Commodities
Het was weer een dieprode week voor grondstoffen. De brede grondstoffenindex van Bloomberg daalde met 2,1%. De hoofdrol in deze index was, zoals wel vaker in de afgelopen weken, weggelegd voor olie. De meest gehoorde opmerking deze week was dat de daling van de olieprijs komt door het opheffen van de Amerikaanse en Europese economische sancties tegen Iran. Doordat Iran olie op de wereldwijde markt mag gaan verkopen, zou het aanbod toenemen terwijl er uiteraard niets verandert in de vraag naar olie. Wij denken om twee redenen dat dit geen valide redenatie is. Ten eerste was het geen verrassing dat de sancties tegen Iran werden opgeheven, waardoor het al in de koersen van de oliefutures was verwerkt. Ten tweede kan Europa pas olie invoeren als de Europese raad, met de leiders van alle 28 lidstaten, instemt met het einde van de sancties. Het verlies van 9,6% voor de olieprijs (WTI) moet dus anders uitgelegd worden.
De regelmatige lezer van dit stukje kent onze verklaring: het razendsnel afkoelen van de economie van China. Wij konden dit tot vorige week meten aan de hand van de prijs van de yuan. Daalt die munt, dan koelt de Chinese economie af en is er minder vraag naar grondstoffen van de wereldwijd grootste gebruiker. De link tussen de Chinese munt en de prijzen van grondstoffen hebben wij uitgebreid beschreven in nummer 1 van dit jaar. Sinds vorige week is het helaas niet meer mogelijk om op weekbasis conclusies te trekken uit de stand van de yuan.
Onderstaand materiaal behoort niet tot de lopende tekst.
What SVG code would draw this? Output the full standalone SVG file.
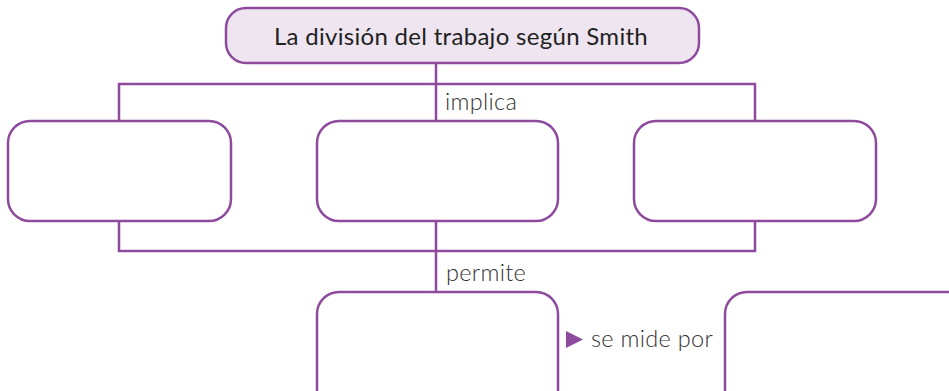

De Chinese centrale bank is namelijk begonnen met het interveniëren in die munt. Om te onderzoeken hoe het met de druk op de yuan gesteld is, kijken wij naar de valutareserves van de Chinese centrale bank. Deze bedragen nu $3,3 bln en op 7 februari wordt een nieuwe cijfer bekend. Zijn de reserves gedaald, dan trekken wij de conclusie dat er buitenlandse valuta’s zijn verkocht om de eigen munt te ondersteunen.
De dalende vraag naar olie zorgt wereldwijd voor steeds extremere situaties. In de Amerikaanse staat Noord-Dakota zijn de opslagplaatsen vol en het stilleggen van projecten is niet op stel en sprong mogelijk. Het gevolg is dat olie in Noord-Dakota op te halen is met geld toe. Voor elk vat van 159 liter krijgt de ophaler 50 cent mee. Bij dit soort zwaar verliesgevende operaties wordt met man en macht geprobeerd om de bron zo snel mogelijk stil te leggen. Wat dat betreft is het opvallend dat in de afgelopen week nog op 515 plekken in de Verenigde Staten olie uit de grond kwam, maar één minder dan vorige week. Wij blijven derhalve negatief tegenover elke investering in de grondstoffensector.